Paul Kiel is over at TPM discussing the latest developments in the confirmation hearing of Hans Spakovsky, which began yesterday. When asked about his tireless support of election regulations that regularly disenfranchise minorities, and that have been struck down as unconstitutional by courts, Spakovsky gave the usual Bush Justice Department answer:

I don’t remember.

Time and again during his confirmation hearing, he cited either the attorney-client privilege or a cloudy memory for his purported role in restricting minorities’ voting rights.

Von Spakovsky couldn’t remember blocking an investigation into complaints that a Minnesota Republican official was discriminating against Native American voters before the 2004 election.

Under oath, he also said he didn’t recall seeing data from the state of Georgia that would have undercut a push by senior officials within the Civil Rights Division to approve the state’s tough new law requiring photo IDs of all voters. The data showed that 300,000 Georgia voters lacked driver’s licenses. A federal judge later threw out the law as unconstitutional.

Apparently, having the courts overturn laws pushed by the now ironically named Civil Rights Division was a regular occurrence for Spakovsky.

Feinstein questioned von Spakovsky about allegations that he impeded an investigation of allegations that Minnesota Secretary of State Mary Kiffmeyer had wrongly interpreted a new state ID law to bar 200,000 Native Americans from using tribal ID cards to vote.

“I don’t remember that complaint at all,” von Spakovsky said.

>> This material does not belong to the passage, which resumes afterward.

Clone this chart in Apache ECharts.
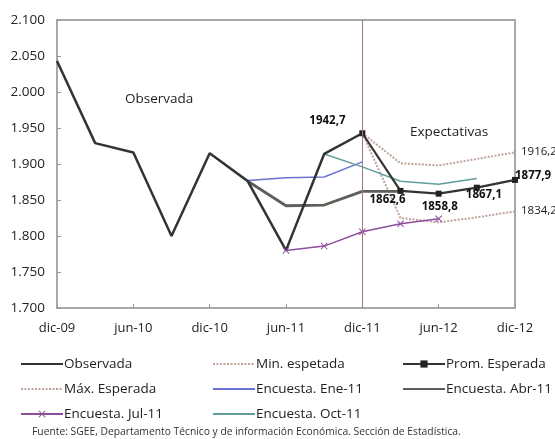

Durbin, after listening to von Spakovsky’s memory lapses, remarked that it was “an affliction to which many people in the Department of Justice suffer.” He referred to recent testimony by other department officials who are facing allegations of partisanship.

The Democrats brought up several strong reasons why Spakovsky should not be confirmed, as though his own absent-minded testimony wasn’t incriminating enough. Can you imagine going to a job interview and telling the interviewer you don’t remember half the things on your resume, or why you did them?

Citing a scathing letter from six former senior officials of the Voting Rights Section, Committee Chairwoman Sen. Dianne Feinstein, D-Calif., told him bluntly: “It is really a problem for this body to vote for someone with this letter on the record.”

Illinois Democratic Sen. and presidential candidate Barack Obama said this week that he thought that von Spakovsky should be rejected “unless he can provide legitimate explanations for his conduct.” Sen. Edward Kennedy, D-Mass., expressed similar misgivings.

Feinstein is referring to a letter written by six former colleagues of Spakovsky from the Civil Rights Division, which described Spakovsky as “the point man for undermining the Civil Rights’ Division’s mandate to protect voting rights. “

Of course, the Democrats might confirm him anyway.

Whether Democrats can derail von Spakovsky’s appointment is unclear.

Feinstein cautioned that “a very serious situation could develop if the Senate fails to confirm at least some” of the four nominees by fall because none of the current commissioners has won Senate approval for a full six-year term.

Another problem for foes of von Spakovsky is that Senate Majority Leader Harry Reid is pushing a home-state candidate, recess appointee Steven Walther of Reno, Nev., and Republicans are likely to put a retaliatory hold on Walther if von Spakovsky is rejected.

The choice the Democrats are facing is whether to confirm someone to the Federal Election Commission who has spent his entire career trying to prevent minorities, blacks and Native Americans in particular, or possibly face a confrontation with their rival party.

The choice sounds clear to me, but apparently it’s not to the Democrats. Which is why my voter registration card still says “Independent.”

Attorney General Gonzales
is already under investigation for possibly obstructing justice for his actions surrounding the U.S. Attorney firings. Yet the Democrats are actually considering whether or not to confirm someone who has been equally dishonest in his Senate testimony.

If the Democrats cannot prevent the confirmation of someone who has made deliberate efforts to disenfranchise American voters based on race, then in my opinion, they don’t deserve to be in office. They certainly don’t deserve my vote.